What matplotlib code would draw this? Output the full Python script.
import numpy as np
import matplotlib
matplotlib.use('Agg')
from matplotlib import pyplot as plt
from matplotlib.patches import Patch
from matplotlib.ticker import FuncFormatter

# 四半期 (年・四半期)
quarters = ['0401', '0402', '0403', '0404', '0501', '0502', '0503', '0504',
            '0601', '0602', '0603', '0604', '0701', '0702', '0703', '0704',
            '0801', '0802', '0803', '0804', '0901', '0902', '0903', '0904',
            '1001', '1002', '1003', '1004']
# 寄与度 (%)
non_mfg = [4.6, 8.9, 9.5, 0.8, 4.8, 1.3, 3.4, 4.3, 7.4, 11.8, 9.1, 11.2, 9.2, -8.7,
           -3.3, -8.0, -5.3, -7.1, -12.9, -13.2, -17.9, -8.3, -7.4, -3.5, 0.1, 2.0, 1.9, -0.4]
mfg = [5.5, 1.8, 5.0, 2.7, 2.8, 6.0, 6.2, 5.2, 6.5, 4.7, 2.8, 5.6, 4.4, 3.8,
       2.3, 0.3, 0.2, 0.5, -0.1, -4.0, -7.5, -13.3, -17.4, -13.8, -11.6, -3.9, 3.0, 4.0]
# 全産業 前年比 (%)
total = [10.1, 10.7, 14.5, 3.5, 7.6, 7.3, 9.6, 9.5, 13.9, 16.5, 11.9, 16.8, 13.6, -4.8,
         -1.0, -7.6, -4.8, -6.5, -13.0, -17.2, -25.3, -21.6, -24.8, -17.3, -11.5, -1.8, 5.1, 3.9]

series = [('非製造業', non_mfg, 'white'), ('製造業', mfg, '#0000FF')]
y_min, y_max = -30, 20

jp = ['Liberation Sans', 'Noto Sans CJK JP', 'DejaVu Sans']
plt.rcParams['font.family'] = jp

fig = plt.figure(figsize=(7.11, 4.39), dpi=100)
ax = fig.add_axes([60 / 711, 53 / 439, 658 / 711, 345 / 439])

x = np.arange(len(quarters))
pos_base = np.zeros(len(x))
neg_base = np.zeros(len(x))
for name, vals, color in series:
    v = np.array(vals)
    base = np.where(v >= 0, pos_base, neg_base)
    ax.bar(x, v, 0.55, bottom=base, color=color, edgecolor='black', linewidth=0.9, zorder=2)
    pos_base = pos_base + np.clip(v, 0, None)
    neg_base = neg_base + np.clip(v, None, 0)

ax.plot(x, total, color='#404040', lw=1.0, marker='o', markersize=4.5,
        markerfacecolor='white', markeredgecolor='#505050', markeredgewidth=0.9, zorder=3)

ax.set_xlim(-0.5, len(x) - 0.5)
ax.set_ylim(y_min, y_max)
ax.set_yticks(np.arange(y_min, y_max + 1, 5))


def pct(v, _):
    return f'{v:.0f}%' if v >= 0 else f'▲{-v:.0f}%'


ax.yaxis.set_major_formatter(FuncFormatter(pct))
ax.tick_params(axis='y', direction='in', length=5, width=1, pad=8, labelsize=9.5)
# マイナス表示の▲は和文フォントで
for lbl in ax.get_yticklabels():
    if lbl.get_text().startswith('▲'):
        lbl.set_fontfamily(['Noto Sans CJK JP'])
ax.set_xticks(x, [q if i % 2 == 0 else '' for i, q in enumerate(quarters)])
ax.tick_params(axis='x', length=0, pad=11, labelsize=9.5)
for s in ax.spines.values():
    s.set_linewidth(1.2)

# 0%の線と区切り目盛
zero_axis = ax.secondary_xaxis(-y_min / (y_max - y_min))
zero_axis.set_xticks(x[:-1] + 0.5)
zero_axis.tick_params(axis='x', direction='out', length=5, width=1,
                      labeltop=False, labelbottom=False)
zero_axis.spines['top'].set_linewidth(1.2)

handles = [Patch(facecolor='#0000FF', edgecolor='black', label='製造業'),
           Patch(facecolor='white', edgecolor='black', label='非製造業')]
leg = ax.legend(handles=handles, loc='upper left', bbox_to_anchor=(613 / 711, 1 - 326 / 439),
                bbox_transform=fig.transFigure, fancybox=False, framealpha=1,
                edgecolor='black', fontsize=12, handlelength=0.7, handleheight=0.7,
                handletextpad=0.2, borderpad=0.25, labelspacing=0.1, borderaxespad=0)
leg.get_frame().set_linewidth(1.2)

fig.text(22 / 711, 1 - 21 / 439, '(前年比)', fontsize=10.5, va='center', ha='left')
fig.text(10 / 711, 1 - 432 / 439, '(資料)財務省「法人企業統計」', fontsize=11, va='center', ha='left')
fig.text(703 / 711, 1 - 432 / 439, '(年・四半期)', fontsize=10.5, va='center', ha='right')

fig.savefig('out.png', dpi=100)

--

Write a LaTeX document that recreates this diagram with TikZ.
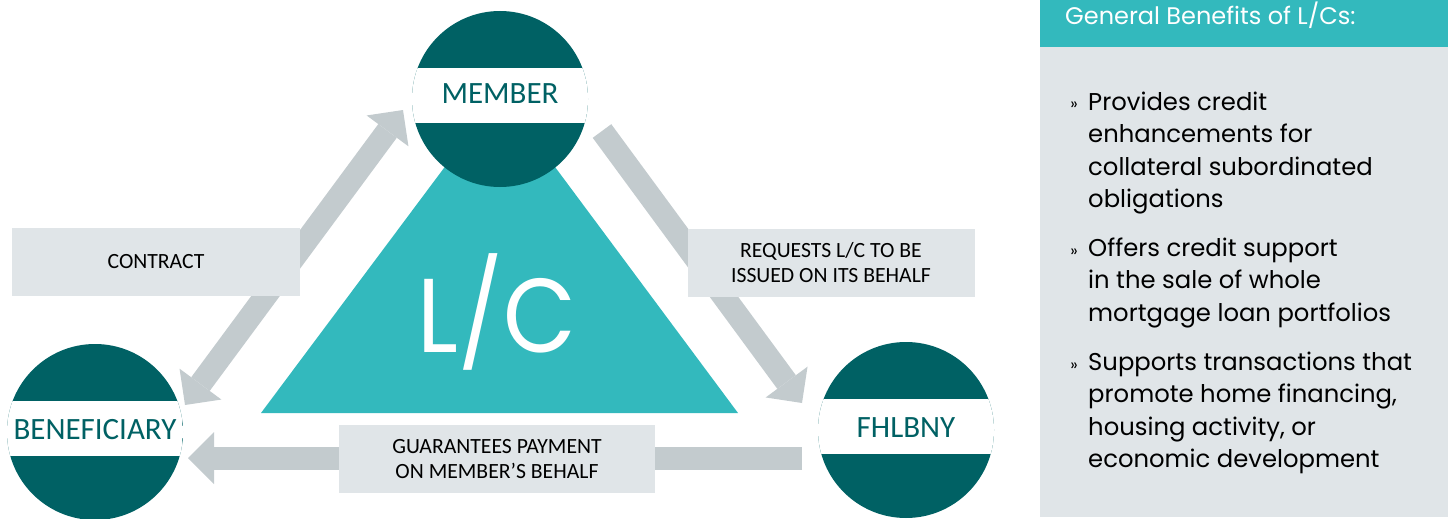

--

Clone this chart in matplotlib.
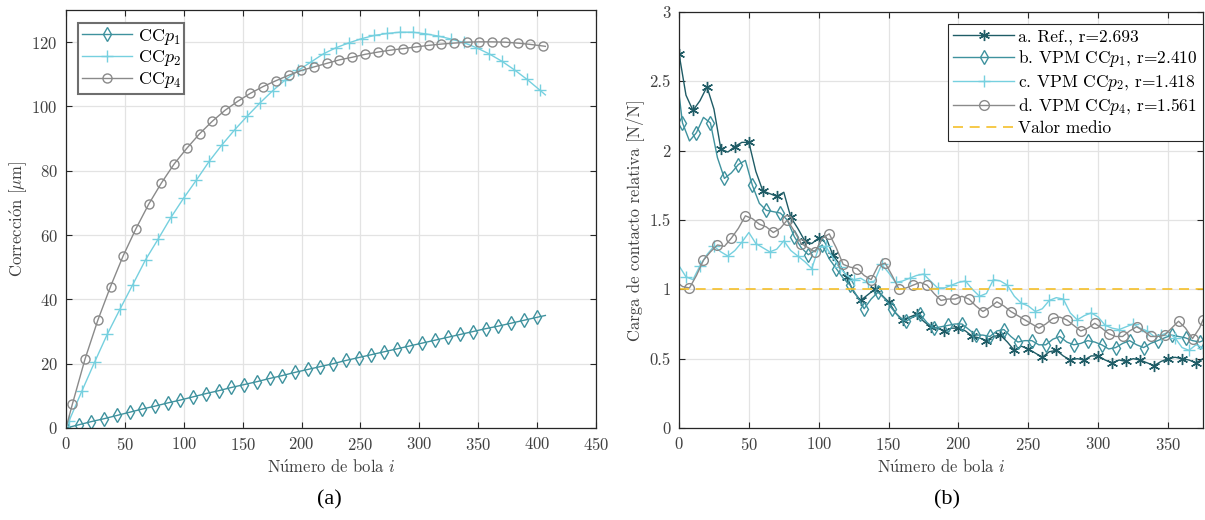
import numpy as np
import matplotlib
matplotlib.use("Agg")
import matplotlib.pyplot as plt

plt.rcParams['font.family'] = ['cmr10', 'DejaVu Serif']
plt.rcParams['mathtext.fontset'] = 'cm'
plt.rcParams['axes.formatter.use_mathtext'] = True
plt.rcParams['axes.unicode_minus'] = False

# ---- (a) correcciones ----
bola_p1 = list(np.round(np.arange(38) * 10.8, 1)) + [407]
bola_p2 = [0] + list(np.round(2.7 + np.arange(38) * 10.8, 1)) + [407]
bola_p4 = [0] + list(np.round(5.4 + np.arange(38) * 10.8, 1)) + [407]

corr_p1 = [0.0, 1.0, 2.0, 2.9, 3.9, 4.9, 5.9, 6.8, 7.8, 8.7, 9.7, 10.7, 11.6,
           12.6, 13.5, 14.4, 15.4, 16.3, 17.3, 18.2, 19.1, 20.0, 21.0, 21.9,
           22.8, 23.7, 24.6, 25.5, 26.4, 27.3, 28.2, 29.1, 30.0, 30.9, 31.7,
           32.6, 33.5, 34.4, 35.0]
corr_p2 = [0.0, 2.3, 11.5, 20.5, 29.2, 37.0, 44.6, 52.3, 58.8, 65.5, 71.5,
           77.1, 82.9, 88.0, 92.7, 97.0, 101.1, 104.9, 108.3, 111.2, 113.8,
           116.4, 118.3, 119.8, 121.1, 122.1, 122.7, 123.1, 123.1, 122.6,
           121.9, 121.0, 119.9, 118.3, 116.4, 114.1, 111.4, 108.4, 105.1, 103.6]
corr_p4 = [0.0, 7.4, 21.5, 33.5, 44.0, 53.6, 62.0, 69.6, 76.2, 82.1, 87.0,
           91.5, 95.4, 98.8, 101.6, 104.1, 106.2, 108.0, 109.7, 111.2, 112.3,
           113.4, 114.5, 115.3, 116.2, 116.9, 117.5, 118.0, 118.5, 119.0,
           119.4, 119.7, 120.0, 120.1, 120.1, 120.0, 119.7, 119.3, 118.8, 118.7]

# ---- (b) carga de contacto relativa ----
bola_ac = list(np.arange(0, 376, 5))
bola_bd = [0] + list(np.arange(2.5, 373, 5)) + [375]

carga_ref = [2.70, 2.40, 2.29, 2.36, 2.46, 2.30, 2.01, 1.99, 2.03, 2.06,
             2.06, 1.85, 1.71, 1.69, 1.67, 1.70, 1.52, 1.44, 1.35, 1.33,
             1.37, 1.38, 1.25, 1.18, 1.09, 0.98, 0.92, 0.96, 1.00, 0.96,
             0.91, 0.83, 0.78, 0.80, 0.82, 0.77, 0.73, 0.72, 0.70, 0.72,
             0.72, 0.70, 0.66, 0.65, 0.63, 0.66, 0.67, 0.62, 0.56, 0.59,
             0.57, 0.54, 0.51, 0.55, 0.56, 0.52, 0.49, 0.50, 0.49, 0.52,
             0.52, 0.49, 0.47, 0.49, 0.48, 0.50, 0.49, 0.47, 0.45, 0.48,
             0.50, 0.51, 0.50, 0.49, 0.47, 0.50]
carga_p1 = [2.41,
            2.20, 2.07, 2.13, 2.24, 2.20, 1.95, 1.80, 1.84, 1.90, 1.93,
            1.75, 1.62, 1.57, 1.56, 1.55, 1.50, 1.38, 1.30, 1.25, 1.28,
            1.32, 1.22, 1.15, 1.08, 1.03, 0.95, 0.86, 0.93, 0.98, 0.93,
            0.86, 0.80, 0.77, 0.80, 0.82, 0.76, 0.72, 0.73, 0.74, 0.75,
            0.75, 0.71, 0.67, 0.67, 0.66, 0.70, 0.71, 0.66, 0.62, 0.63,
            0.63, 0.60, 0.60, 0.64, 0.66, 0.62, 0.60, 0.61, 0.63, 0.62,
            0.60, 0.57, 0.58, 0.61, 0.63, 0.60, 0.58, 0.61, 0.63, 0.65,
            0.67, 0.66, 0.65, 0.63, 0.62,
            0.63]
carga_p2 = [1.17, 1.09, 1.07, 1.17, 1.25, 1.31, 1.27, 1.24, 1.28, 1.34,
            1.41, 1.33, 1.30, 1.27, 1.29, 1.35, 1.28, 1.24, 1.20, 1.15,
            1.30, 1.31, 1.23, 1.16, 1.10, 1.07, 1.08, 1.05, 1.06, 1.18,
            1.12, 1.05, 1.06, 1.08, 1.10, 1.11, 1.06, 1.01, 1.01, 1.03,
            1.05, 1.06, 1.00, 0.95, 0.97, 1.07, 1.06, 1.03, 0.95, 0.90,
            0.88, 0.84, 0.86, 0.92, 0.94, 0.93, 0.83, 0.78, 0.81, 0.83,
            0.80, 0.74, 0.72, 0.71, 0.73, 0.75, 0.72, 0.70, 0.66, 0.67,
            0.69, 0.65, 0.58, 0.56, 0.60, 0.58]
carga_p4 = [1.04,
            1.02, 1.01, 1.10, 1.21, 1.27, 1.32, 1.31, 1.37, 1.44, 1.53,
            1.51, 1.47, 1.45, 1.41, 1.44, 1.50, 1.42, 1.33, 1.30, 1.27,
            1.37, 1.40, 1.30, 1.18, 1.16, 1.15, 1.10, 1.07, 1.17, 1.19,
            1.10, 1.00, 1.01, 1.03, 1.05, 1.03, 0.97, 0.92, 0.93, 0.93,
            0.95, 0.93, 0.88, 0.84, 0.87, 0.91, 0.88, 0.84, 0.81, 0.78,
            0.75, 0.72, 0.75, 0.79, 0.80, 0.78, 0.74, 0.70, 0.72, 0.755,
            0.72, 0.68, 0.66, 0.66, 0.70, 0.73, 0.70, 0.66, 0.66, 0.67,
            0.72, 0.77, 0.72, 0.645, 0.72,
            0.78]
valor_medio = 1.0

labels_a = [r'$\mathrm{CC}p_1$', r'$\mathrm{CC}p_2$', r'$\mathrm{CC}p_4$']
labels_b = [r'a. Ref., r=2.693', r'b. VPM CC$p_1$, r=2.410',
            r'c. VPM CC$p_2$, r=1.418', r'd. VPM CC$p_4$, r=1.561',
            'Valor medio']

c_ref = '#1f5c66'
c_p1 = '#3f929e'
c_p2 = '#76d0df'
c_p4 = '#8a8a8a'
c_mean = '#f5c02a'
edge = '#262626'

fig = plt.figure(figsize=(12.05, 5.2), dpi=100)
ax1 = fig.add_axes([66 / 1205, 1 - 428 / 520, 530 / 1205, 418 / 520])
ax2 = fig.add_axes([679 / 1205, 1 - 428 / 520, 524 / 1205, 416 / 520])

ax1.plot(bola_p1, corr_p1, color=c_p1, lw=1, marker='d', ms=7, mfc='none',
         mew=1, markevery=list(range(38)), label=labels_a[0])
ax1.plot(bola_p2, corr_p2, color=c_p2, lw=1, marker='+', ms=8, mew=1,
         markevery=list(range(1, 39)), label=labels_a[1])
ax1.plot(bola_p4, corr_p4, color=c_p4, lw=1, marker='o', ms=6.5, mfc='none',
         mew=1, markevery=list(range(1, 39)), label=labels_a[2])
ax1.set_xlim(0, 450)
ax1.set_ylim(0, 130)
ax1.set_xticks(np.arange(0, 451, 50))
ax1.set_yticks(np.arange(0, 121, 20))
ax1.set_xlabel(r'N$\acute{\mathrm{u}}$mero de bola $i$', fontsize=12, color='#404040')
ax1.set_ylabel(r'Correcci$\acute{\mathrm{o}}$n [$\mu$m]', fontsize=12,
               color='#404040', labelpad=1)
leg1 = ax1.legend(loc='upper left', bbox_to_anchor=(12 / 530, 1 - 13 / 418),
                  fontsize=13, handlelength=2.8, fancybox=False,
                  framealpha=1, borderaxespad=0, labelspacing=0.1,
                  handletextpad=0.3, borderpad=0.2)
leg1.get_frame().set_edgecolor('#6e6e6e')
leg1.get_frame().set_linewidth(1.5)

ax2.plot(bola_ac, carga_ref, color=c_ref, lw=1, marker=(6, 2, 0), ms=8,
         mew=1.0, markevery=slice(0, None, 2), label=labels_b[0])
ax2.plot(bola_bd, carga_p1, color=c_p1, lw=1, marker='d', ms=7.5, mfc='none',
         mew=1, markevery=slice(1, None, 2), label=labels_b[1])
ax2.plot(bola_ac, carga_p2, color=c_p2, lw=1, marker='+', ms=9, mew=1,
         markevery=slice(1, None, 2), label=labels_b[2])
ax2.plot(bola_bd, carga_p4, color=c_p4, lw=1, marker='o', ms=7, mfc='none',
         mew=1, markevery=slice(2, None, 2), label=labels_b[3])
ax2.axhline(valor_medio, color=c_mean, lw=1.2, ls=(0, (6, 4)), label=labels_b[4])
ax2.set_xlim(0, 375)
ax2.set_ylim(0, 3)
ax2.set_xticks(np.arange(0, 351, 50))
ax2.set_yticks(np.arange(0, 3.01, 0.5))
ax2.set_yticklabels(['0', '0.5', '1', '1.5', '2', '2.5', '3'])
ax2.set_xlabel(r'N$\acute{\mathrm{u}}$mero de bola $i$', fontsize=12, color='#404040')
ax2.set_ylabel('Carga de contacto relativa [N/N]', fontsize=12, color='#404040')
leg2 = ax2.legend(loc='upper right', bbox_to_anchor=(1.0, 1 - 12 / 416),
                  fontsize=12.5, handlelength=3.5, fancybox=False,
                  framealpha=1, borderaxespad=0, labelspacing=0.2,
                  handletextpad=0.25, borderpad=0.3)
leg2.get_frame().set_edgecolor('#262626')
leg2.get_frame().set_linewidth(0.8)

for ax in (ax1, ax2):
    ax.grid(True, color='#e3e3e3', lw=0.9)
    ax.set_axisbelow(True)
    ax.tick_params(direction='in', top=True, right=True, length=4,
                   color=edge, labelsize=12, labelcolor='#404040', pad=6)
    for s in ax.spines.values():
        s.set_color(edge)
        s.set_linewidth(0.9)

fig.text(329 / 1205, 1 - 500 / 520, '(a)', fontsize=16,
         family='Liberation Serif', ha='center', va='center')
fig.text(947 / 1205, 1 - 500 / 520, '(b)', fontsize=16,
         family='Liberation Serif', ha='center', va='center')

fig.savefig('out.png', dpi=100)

WHAT NEEDS TO BE DONE: Repeat exactly the lines from the one containing "What matplotlib code" to the one containing "from matplotlib.ticker import FuncFormatter", both lines included, and nothing else.

RESULT FOR THIS EXERCISE:
What matplotlib code would draw this? Output the full Python script.
import numpy as np
import matplotlib
matplotlib.use('Agg')
from matplotlib import pyplot as plt
from matplotlib.patches import Patch
from matplotlib.ticker import FuncFormatter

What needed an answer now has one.